• _What the task asks_: Every line from the start of the entries up to and including the one bearing "width=0.8pt,minimum height=36pt,minimum width=61.5pt,inner" must be printed verbatim, without the pictures.

(Entries with chart source code)
_ _ _ _ _ _ _
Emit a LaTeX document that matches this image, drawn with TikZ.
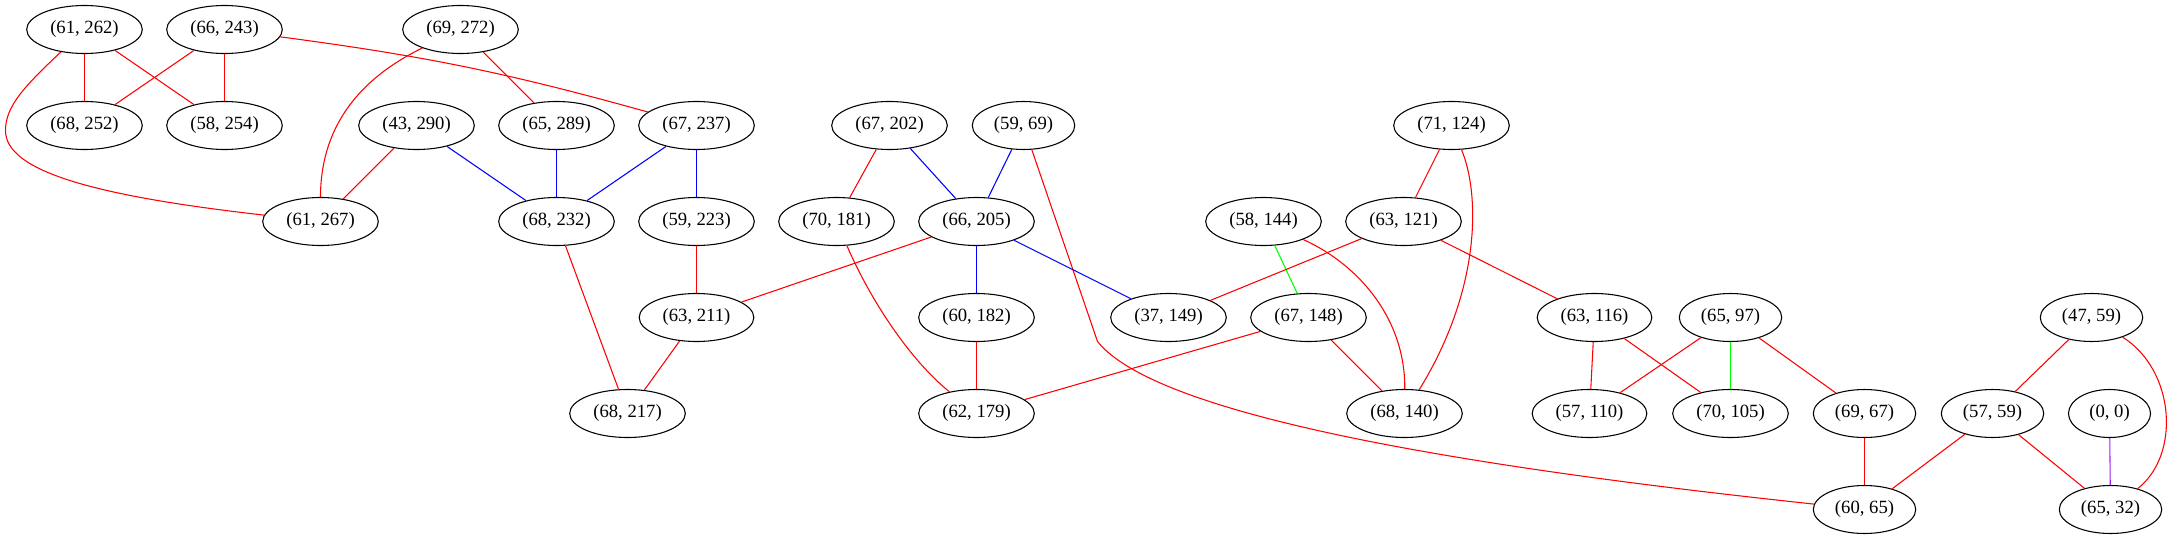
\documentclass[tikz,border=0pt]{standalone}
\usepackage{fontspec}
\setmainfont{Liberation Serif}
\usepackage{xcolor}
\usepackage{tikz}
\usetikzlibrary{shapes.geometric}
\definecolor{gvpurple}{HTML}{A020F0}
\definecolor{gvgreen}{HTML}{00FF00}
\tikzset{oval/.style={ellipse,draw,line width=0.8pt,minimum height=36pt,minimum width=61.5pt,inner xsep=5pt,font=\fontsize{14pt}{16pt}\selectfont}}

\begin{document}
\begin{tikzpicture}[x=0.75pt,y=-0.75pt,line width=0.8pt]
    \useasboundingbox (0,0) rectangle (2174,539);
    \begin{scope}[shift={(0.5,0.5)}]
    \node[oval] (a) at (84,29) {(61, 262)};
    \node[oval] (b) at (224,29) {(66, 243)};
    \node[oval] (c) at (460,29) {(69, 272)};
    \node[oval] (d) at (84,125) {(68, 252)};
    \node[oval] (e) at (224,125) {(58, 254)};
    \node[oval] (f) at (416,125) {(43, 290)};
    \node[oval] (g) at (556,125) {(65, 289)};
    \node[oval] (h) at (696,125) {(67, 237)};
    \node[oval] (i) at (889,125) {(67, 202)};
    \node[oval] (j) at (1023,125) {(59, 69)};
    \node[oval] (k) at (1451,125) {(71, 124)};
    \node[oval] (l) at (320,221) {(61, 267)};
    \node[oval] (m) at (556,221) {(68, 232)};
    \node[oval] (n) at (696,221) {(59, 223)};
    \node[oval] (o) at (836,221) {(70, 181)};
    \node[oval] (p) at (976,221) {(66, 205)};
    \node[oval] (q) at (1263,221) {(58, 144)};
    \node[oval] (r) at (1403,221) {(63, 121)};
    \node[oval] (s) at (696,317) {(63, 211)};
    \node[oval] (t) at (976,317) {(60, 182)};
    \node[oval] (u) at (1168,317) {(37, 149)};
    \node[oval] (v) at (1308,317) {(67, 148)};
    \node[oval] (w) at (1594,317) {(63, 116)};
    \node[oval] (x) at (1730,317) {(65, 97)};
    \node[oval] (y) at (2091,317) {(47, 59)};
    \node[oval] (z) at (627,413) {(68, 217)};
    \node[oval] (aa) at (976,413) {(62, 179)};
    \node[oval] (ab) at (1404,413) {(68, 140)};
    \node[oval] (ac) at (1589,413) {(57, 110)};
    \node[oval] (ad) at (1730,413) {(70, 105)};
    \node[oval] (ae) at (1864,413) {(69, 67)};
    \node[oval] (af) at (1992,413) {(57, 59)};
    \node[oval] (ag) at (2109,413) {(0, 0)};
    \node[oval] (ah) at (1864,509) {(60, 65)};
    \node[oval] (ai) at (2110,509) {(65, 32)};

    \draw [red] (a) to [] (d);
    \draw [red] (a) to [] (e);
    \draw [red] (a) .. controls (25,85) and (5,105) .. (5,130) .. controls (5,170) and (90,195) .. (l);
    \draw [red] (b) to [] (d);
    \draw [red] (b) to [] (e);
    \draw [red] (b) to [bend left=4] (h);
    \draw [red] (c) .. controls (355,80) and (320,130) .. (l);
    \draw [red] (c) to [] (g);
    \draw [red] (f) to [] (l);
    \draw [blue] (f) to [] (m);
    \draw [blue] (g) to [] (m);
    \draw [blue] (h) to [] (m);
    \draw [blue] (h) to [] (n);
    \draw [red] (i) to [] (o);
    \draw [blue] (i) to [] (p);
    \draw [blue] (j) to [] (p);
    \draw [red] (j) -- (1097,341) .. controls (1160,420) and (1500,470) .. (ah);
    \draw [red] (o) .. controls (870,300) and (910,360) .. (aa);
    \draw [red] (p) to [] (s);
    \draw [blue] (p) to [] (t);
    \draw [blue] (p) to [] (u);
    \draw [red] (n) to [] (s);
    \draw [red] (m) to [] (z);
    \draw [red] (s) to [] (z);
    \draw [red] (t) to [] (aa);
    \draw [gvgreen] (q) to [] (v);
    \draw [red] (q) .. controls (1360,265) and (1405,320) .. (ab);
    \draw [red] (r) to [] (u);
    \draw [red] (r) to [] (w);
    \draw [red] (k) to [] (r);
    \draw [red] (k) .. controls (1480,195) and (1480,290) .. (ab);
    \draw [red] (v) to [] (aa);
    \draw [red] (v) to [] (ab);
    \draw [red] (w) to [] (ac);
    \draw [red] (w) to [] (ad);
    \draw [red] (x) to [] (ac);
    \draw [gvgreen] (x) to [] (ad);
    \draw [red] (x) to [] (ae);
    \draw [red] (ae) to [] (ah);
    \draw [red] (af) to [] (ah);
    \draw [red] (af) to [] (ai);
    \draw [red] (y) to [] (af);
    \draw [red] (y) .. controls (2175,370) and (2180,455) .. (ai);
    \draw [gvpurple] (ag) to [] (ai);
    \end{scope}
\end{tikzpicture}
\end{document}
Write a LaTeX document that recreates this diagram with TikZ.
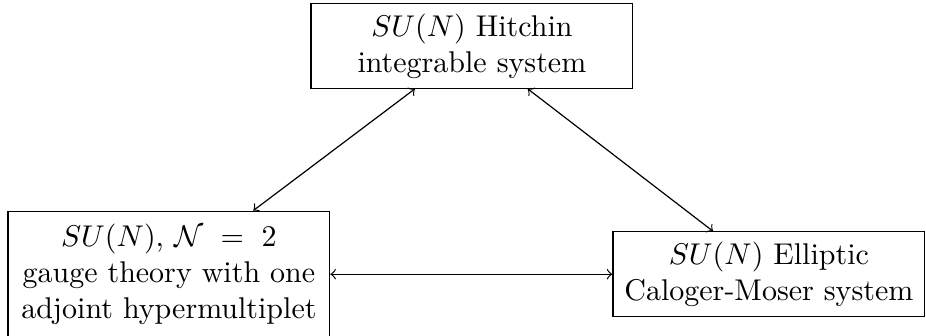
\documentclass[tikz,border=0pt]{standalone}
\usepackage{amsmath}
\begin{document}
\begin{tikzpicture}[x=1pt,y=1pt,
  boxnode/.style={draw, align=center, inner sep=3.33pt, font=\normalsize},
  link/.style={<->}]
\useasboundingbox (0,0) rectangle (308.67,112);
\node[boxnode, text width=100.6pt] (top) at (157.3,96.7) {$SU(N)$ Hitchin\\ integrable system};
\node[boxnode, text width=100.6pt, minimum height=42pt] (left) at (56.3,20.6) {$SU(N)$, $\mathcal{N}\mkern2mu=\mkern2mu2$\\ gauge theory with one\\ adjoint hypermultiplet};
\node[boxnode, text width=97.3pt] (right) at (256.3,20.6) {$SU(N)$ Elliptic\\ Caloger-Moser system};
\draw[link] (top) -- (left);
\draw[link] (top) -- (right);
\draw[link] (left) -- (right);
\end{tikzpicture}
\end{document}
_ _ _ _ _ _ _
• _Response_:
Emit a LaTeX document that matches this image, drawn with TikZ.
\documentclass[tikz,border=0pt]{standalone}
\usepackage{fontspec}
\setmainfont{Liberation Serif}
\usepackage{xcolor}
\usepackage{tikz}
\usetikzlibrary{shapes.geometric}
\definecolor{gvpurple}{HTML}{A020F0}
\definecolor{gvgreen}{HTML}{00FF00}
\tikzset{oval/.style={ellipse,draw,line width=0.8pt,minimum height=36pt,minimum width=61.5pt,inner xsep=5pt,font=\fontsize{14pt}{16pt}\selectfont}}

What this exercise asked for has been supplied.